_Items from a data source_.
━━━━━━━━━━━━━━━━━━━━━━━━━━━━━━

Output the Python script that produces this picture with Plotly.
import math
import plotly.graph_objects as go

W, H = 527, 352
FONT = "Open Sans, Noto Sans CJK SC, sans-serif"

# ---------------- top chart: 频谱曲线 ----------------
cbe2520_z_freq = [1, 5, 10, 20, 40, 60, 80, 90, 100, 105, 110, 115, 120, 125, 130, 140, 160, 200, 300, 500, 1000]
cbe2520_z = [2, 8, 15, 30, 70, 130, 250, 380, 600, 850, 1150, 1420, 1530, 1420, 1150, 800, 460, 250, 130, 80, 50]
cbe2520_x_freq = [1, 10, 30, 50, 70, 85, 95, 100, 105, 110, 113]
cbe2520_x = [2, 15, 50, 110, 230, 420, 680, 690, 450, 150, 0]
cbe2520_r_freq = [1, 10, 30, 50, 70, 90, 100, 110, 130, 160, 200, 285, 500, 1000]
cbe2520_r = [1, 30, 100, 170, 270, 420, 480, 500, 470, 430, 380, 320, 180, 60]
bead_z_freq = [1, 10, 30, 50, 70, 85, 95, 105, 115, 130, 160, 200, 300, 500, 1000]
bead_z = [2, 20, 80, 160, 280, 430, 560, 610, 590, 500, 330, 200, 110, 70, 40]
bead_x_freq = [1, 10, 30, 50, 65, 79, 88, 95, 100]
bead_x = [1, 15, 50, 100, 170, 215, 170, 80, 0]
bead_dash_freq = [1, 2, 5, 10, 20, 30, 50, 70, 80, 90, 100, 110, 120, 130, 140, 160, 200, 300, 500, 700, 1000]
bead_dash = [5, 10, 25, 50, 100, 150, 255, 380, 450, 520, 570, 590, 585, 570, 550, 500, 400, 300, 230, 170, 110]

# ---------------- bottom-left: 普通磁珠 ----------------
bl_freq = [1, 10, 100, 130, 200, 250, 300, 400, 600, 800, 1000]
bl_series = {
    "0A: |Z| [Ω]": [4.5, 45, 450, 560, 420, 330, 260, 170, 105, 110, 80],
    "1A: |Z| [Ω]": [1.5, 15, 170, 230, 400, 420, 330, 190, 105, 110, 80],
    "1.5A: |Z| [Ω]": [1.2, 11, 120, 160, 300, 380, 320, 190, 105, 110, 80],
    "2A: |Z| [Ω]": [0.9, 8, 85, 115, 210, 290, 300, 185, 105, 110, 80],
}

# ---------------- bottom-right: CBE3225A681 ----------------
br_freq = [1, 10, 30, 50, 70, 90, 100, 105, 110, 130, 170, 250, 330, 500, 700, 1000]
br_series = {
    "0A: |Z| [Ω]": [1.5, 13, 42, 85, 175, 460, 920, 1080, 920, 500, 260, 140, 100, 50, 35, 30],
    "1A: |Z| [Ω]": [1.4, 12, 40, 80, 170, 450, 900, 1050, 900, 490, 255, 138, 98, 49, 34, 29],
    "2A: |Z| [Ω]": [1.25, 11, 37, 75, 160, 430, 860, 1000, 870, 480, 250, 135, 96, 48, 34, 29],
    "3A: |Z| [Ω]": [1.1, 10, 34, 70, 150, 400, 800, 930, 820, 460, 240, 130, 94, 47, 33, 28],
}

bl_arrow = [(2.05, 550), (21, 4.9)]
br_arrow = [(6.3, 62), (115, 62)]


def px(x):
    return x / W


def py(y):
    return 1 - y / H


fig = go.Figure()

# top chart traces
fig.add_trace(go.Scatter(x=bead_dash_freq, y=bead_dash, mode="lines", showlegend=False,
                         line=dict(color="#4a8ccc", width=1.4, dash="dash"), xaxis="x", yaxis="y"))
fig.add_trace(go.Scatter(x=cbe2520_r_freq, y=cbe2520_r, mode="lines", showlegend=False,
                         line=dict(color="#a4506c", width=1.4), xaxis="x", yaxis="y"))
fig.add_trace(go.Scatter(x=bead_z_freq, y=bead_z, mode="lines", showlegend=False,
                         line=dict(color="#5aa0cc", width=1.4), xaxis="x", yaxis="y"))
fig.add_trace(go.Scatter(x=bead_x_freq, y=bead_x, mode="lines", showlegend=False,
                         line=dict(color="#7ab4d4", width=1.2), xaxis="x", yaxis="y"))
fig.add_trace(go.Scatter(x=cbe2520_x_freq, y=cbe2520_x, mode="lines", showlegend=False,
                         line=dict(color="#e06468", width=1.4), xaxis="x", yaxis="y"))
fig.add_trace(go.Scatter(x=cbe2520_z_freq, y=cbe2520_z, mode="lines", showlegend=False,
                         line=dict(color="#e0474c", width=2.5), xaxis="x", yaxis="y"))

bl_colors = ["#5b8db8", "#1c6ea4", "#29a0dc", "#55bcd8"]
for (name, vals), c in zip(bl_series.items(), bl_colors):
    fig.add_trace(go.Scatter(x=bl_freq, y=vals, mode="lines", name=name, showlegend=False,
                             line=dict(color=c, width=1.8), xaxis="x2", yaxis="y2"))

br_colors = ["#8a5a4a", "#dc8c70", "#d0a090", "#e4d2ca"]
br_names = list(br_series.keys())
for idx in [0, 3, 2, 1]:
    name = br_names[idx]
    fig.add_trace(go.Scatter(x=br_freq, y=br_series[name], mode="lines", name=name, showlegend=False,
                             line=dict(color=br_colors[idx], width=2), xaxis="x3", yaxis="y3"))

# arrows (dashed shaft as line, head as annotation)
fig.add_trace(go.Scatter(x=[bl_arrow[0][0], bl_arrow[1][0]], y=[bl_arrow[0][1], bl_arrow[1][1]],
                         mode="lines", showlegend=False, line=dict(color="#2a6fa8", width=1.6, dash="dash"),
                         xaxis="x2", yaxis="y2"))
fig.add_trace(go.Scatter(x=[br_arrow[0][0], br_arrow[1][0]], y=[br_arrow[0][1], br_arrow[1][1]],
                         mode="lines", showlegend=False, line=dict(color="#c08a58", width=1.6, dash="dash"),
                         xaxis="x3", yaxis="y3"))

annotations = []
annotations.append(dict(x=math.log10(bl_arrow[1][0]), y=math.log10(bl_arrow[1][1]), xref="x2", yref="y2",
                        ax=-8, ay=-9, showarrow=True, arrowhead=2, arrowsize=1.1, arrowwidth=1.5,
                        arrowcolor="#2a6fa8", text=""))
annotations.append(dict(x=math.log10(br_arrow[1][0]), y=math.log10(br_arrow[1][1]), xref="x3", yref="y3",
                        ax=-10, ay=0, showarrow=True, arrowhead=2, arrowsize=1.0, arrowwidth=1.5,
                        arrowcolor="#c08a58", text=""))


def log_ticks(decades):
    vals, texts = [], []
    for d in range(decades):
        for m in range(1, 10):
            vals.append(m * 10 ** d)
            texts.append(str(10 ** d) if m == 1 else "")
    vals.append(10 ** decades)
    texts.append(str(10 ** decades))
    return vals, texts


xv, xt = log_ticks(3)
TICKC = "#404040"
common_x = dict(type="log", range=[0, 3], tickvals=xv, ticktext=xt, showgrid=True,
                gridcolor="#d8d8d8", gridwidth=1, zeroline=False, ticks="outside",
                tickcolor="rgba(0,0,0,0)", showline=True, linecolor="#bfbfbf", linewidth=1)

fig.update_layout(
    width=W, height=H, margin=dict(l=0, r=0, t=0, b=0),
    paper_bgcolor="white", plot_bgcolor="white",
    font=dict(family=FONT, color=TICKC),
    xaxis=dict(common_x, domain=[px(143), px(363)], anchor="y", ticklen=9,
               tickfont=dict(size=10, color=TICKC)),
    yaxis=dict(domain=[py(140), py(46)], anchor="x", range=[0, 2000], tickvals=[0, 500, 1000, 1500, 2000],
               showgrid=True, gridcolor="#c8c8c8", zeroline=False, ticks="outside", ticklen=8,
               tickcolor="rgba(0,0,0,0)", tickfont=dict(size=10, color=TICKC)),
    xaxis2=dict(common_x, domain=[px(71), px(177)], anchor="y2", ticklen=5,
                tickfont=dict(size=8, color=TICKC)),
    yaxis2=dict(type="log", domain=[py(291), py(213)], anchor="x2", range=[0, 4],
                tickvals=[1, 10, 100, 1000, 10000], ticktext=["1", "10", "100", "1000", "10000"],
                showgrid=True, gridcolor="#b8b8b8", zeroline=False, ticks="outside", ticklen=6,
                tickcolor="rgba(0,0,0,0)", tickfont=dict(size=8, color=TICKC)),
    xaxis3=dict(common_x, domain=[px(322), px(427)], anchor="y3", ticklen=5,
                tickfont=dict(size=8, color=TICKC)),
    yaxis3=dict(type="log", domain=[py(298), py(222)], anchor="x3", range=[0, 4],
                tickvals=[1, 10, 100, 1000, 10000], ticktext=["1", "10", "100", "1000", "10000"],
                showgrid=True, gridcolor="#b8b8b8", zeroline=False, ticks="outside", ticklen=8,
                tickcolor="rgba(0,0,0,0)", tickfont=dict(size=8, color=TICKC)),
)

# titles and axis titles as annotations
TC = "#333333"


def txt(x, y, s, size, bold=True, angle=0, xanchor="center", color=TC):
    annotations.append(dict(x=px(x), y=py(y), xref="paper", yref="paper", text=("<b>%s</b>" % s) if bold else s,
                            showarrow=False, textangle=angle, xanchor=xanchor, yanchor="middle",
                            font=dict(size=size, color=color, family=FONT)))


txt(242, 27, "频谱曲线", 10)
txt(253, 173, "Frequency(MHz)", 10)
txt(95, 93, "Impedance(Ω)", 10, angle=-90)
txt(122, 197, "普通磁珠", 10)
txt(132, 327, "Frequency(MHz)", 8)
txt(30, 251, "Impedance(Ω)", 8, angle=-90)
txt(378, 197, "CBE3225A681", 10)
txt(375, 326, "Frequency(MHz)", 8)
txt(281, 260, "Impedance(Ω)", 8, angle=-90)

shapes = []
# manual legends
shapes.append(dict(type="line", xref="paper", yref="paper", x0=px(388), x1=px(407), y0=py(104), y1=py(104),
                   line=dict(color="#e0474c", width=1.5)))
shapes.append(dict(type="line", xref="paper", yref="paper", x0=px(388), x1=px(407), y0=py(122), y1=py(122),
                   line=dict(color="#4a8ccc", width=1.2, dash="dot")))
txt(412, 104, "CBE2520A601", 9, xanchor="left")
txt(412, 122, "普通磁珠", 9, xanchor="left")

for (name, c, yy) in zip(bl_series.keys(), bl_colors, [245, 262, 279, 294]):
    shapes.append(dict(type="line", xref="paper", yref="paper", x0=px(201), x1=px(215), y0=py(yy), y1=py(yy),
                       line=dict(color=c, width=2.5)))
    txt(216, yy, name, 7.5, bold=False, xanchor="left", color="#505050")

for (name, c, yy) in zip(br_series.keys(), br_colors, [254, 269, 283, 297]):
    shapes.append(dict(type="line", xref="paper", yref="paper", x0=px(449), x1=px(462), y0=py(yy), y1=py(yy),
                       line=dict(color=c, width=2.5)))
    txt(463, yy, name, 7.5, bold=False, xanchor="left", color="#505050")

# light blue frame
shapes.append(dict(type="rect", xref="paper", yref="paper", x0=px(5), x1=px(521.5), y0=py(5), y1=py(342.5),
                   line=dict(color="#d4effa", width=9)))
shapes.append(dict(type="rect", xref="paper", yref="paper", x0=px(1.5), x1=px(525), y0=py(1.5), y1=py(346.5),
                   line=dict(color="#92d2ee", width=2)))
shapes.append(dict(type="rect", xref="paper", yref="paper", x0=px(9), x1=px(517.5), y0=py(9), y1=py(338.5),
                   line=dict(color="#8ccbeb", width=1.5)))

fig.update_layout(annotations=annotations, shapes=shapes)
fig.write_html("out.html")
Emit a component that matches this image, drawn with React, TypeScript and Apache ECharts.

━━━━━━━━━━━━━━━━━━━━━━━━━━━━━━

_Task to carry out_. Include the first line, the line containing "Sans, Noto Sans", and every line between them, copied exactly from the material above; output no other line.

_Answer to this problem_.
Output the Python script that produces this picture with Plotly.
import math
import plotly.graph_objects as go

W, H = 527, 352
FONT = "Open Sans, Noto Sans CJK SC, sans-serif"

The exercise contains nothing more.